----- RECORDS FOR THIS EXERCISE -----

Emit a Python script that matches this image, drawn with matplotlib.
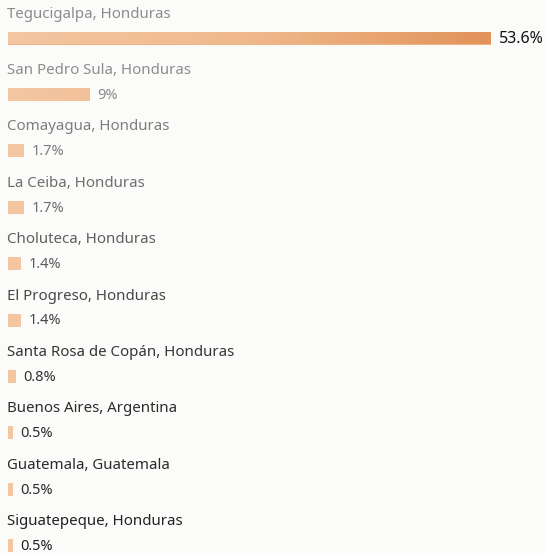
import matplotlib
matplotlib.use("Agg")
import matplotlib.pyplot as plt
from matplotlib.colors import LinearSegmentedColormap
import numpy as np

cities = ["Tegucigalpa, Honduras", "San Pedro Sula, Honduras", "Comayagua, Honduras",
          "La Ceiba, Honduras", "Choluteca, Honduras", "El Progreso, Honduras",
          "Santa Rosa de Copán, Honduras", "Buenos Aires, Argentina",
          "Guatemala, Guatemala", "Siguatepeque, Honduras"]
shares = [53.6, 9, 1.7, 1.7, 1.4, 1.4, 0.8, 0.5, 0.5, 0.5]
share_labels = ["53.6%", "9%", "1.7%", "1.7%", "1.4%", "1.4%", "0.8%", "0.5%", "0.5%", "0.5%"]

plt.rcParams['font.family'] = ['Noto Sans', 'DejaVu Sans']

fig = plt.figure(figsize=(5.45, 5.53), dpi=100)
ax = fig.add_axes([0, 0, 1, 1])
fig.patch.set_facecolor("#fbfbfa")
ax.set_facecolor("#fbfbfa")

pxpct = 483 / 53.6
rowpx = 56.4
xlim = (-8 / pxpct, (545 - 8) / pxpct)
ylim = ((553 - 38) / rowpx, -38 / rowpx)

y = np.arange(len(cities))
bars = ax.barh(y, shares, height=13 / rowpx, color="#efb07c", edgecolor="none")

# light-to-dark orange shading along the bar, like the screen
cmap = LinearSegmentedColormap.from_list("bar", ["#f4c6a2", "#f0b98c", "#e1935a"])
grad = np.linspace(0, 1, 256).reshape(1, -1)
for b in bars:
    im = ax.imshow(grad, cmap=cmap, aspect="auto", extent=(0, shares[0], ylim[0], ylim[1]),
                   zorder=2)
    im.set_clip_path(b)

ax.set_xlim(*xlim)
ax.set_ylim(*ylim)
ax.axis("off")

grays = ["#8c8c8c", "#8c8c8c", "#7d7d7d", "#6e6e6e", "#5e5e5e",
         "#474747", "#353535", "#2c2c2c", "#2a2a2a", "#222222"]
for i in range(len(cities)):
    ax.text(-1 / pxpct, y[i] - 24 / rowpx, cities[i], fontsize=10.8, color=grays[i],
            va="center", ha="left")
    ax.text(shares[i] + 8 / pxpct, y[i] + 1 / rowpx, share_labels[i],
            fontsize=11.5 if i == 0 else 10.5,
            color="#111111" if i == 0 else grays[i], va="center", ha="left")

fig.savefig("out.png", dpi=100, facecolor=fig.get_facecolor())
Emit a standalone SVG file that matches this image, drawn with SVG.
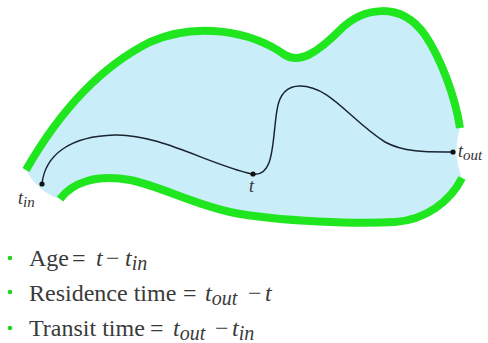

-----

# WHAT IS REQUIRED:
Return each line from the material above exactly, but not the pictures.

# TASK RESULT:
Emit a Python script that matches this image, drawn with matplotlib.
import matplotlib
matplotlib.use("Agg")
import matplotlib.pyplot as plt
from matplotlib.colors import LinearSegmentedColormap
import numpy as np

cities = ["Tegucigalpa, Honduras", "San Pedro Sula, Honduras", "Comayagua, Honduras",
          "La Ceiba, Honduras", "Choluteca, Honduras", "El Progreso, Honduras",
          "Santa Rosa de Copán, Honduras", "Buenos Aires, Argentina",
          "Guatemala, Guatemala", "Siguatepeque, Honduras"]
shares = [53.6, 9, 1.7, 1.7, 1.4, 1.4, 0.8, 0.5, 0.5, 0.5]
share_labels = ["53.6%", "9%", "1.7%", "1.7%", "1.4%", "1.4%", "0.8%", "0.5%", "0.5%", "0.5%"]

plt.rcParams['font.family'] = ['Noto Sans', 'DejaVu Sans']

fig = plt.figure(figsize=(5.45, 5.53), dpi=100)
ax = fig.add_axes([0, 0, 1, 1])
fig.patch.set_facecolor("#fbfbfa")
ax.set_facecolor("#fbfbfa")

pxpct = 483 / 53.6
rowpx = 56.4
xlim = (-8 / pxpct, (545 - 8) / pxpct)
ylim = ((553 - 38) / rowpx, -38 / rowpx)

y = np.arange(len(cities))
bars = ax.barh(y, shares, height=13 / rowpx, color="#efb07c", edgecolor="none")

# light-to-dark orange shading along the bar, like the screen
cmap = LinearSegmentedColormap.from_list("bar", ["#f4c6a2", "#f0b98c", "#e1935a"])
grad = np.linspace(0, 1, 256).reshape(1, -1)
for b in bars:
    im = ax.imshow(grad, cmap=cmap, aspect="auto", extent=(0, shares[0], ylim[0], ylim[1]),
                   zorder=2)
    im.set_clip_path(b)

ax.set_xlim(*xlim)
ax.set_ylim(*ylim)
ax.axis("off")

grays = ["#8c8c8c", "#8c8c8c", "#7d7d7d", "#6e6e6e", "#5e5e5e",
         "#474747", "#353535", "#2c2c2c", "#2a2a2a", "#222222"]
for i in range(len(cities)):
    ax.text(-1 / pxpct, y[i] - 24 / rowpx, cities[i], fontsize=10.8, color=grays[i],
            va="center", ha="left")
    ax.text(shares[i] + 8 / pxpct, y[i] + 1 / rowpx, share_labels[i],
            fontsize=11.5 if i == 0 else 10.5,
            color="#111111" if i == 0 else grays[i], va="center", ha="left")

fig.savefig("out.png", dpi=100, facecolor=fig.get_facecolor())
Emit a standalone SVG file that matches this image, drawn with SVG.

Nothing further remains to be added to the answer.